- Exercise task: With the images removed, repeat the data below exactly.

- Collected data:
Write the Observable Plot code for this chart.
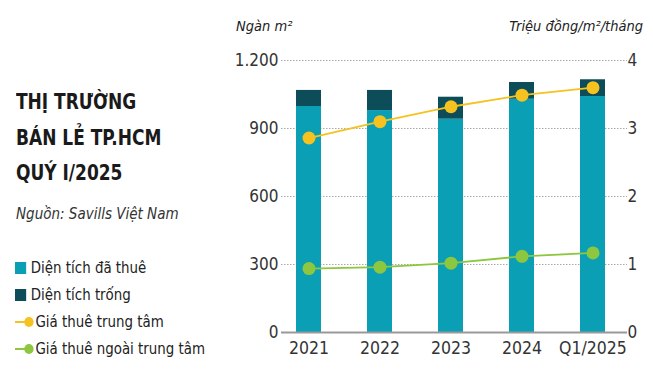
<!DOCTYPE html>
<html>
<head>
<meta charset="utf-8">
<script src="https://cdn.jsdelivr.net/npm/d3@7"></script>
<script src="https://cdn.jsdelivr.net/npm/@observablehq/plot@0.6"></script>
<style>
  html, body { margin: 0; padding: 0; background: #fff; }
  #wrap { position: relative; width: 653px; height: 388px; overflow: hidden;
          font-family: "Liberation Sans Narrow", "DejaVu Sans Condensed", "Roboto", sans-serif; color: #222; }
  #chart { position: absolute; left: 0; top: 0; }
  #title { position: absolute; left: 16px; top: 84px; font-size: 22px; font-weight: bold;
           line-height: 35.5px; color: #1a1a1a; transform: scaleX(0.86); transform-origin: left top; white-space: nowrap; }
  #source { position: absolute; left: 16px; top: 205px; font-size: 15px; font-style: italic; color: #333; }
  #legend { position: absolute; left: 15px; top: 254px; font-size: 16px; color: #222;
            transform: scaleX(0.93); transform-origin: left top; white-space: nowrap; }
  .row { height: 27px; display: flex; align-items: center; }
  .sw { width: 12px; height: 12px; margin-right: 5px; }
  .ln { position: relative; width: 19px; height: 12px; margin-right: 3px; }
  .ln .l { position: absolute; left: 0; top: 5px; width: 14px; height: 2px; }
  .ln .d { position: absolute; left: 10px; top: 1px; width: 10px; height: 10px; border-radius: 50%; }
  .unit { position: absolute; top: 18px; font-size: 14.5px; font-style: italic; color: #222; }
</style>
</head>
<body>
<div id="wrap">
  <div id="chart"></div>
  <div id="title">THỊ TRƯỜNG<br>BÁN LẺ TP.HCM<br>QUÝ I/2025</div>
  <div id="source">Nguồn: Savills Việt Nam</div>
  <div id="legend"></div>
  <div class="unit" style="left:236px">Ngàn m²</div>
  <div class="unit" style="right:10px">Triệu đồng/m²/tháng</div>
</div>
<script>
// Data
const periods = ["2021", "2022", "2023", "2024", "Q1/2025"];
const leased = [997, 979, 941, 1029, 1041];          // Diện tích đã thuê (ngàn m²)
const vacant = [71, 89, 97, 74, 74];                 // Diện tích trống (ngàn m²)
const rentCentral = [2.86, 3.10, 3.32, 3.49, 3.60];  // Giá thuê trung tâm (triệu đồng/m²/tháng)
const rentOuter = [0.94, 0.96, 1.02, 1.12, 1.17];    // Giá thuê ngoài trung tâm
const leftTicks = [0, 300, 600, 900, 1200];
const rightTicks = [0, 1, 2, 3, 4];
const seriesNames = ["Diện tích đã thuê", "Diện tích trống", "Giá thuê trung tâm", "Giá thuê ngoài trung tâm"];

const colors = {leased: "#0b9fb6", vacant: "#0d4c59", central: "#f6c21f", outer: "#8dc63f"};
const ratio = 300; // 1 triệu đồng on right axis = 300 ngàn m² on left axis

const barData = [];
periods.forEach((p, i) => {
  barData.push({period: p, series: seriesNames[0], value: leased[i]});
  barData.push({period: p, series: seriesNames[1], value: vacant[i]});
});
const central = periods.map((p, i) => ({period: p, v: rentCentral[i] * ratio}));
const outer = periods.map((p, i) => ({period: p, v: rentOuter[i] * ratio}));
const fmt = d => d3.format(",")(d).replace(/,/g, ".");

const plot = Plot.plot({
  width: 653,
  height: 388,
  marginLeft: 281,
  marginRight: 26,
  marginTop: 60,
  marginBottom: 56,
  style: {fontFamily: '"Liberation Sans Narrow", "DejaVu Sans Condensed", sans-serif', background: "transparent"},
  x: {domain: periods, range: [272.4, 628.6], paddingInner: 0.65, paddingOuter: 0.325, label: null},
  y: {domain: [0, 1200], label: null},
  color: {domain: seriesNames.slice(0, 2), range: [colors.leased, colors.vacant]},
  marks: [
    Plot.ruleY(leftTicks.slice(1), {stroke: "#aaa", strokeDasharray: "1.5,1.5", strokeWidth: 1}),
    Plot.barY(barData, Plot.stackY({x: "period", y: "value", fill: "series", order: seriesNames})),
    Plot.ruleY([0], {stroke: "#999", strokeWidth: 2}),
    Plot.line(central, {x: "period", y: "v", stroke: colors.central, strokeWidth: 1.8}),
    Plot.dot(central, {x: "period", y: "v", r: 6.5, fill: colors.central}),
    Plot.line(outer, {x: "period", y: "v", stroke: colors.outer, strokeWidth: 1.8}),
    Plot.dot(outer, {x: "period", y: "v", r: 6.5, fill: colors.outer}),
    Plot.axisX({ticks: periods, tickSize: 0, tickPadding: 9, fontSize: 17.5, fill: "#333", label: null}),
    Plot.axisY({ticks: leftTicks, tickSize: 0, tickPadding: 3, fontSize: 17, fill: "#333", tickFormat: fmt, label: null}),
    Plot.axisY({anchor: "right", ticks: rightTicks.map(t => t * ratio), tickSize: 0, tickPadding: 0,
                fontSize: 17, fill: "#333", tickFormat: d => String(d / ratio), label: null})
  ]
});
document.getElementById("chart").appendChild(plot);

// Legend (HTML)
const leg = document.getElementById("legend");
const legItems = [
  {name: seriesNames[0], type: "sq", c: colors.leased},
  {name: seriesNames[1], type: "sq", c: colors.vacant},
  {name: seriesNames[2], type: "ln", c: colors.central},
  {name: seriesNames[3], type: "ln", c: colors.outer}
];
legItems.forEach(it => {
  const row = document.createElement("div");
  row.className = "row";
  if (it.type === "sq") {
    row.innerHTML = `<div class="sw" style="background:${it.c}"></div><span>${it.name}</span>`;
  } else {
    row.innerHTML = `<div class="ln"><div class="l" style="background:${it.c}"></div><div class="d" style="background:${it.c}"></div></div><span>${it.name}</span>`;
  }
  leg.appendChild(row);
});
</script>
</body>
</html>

- Finished answer:
Write the Observable Plot code for this chart.
<!DOCTYPE html>
<html>
<head>
<meta charset="utf-8">
<script src="https://cdn.jsdelivr.net/npm/d3@7"></script>
<script src="https://cdn.jsdelivr.net/npm/@observablehq/plot@0.6"></script>
<style>
  html, body { margin: 0; padding: 0; background: #fff; }
  #wrap { position: relative; width: 653px; height: 388px; overflow: hidden;
          font-family: "Liberation Sans Narrow", "DejaVu Sans Condensed", "Roboto", sans-serif; color: #222; }
  #chart { position: absolute; left: 0; top: 0; }
  #title { position: absolute; left: 16px; top: 84px; font-size: 22px; font-weight: bold;
           line-height: 35.5px; color: #1a1a1a; transform: scaleX(0.86); transform-origin: left top; white-space: nowrap; }
  #source { position: absolute; left: 16px; top: 205px; font-size: 15px; font-style: italic; color: #333; }
  #legend { position: absolute; left: 15px; top: 254px; font-size: 16px; color: #222;
            transform: scaleX(0.93); transform-origin: left top; white-space: nowrap; }
  .row { height: 27px; display: flex; align-items: center; }
  .sw { width: 12px; height: 12px; margin-right: 5px; }
  .ln { position: relative; width: 19px; height: 12px; margin-right: 3px; }
  .ln .l { position: absolute; left: 0; top: 5px; width: 14px; height: 2px; }
  .ln .d { position: absolute; left: 10px; top: 1px; width: 10px; height: 10px; border-radius: 50%; }
  .unit { position: absolute; top: 18px; font-size: 14.5px; font-style: italic; color: #222; }
</style>
</head>
<body>
<div id="wrap">
  <div id="chart"></div>
  <div id="title">THỊ TRƯỜNG<br>BÁN LẺ TP.HCM<br>QUÝ I/2025</div>
  <div id="source">Nguồn: Savills Việt Nam</div>
  <div id="legend"></div>
  <div class="unit" style="left:236px">Ngàn m²</div>
  <div class="unit" style="right:10px">Triệu đồng/m²/tháng</div>
</div>
<script>
// Data
const periods = ["2021", "2022", "2023", "2024", "Q1/2025"];
const leased = [997, 979, 941, 1029, 1041];          // Diện tích đã thuê (ngàn m²)
const vacant = [71, 89, 97, 74, 74];                 // Diện tích trống (ngàn m²)
const rentCentral = [2.86, 3.10, 3.32, 3.49, 3.60];  // Giá thuê trung tâm (triệu đồng/m²/tháng)
const rentOuter = [0.94, 0.96, 1.02, 1.12, 1.17];    // Giá thuê ngoài trung tâm
const leftTicks = [0, 300, 600, 900, 1200];
const rightTicks = [0, 1, 2, 3, 4];
const seriesNames = ["Diện tích đã thuê", "Diện tích trống", "Giá thuê trung tâm", "Giá thuê ngoài trung tâm"];

const colors = {leased: "#0b9fb6", vacant: "#0d4c59", central: "#f6c21f", outer: "#8dc63f"};
const ratio = 300; // 1 triệu đồng on right axis = 300 ngàn m² on left axis

const barData = [];
periods.forEach((p, i) => {
  barData.push({period: p, series: seriesNames[0], value: leased[i]});
  barData.push({period: p, series: seriesNames[1], value: vacant[i]});
});
const central = periods.map((p, i) => ({period: p, v: rentCentral[i] * ratio}));
const outer = periods.map((p, i) => ({period: p, v: rentOuter[i] * ratio}));
const fmt = d => d3.format(",")(d).replace(/,/g, ".");

const plot = Plot.plot({
  width: 653,
  height: 388,
  marginLeft: 281,
  marginRight: 26,
  marginTop: 60,
  marginBottom: 56,
  style: {fontFamily: '"Liberation Sans Narrow", "DejaVu Sans Condensed", sans-serif', background: "transparent"},
  x: {domain: periods, range: [272.4, 628.6], paddingInner: 0.65, paddingOuter: 0.325, label: null},
  y: {domain: [0, 1200], label: null},
  color: {domain: seriesNames.slice(0, 2), range: [colors.leased, colors.vacant]},
  marks: [
    Plot.ruleY(leftTicks.slice(1), {stroke: "#aaa", strokeDasharray: "1.5,1.5", strokeWidth: 1}),
    Plot.barY(barData, Plot.stackY({x: "period", y: "value", fill: "series", order: seriesNames})),
    Plot.ruleY([0], {stroke: "#999", strokeWidth: 2}),
    Plot.line(central, {x: "period", y: "v", stroke: colors.central, strokeWidth: 1.8}),
    Plot.dot(central, {x: "period", y: "v", r: 6.5, fill: colors.central}),
    Plot.line(outer, {x: "period", y: "v", stroke: colors.outer, strokeWidth: 1.8}),
    Plot.dot(outer, {x: "period", y: "v", r: 6.5, fill: colors.outer}),
    Plot.axisX({ticks: periods, tickSize: 0, tickPadding: 9, fontSize: 17.5, fill: "#333", label: null}),
    Plot.axisY({ticks: leftTicks, tickSize: 0, tickPadding: 3, fontSize: 17, fill: "#333", tickFormat: fmt, label: null}),
    Plot.axisY({anchor: "right", ticks: rightTicks.map(t => t * ratio), tickSize: 0, tickPadding: 0,
                fontSize: 17, fill: "#333", tickFormat: d => String(d / ratio), label: null})
  ]
});
document.getElementById("chart").appendChild(plot);

// Legend (HTML)
const leg = document.getElementById("legend");
const legItems = [
  {name: seriesNames[0], type: "sq", c: colors.leased},
  {name: seriesNames[1], type: "sq", c: colors.vacant},
  {name: seriesNames[2], type: "ln", c: colors.central},
  {name: seriesNames[3], type: "ln", c: colors.outer}
];
legItems.forEach(it => {
  const row = document.createElement("div");
  row.className = "row";
  if (it.type === "sq") {
    row.innerHTML = `<div class="sw" style="background:${it.c}"></div><span>${it.name}</span>`;
  } else {
    row.innerHTML = `<div class="ln"><div class="l" style="background:${it.c}"></div><div class="d" style="background:${it.c}"></div></div><span>${it.name}</span>`;
  }
  leg.appendChild(row);
});
</script>
</body>
</html>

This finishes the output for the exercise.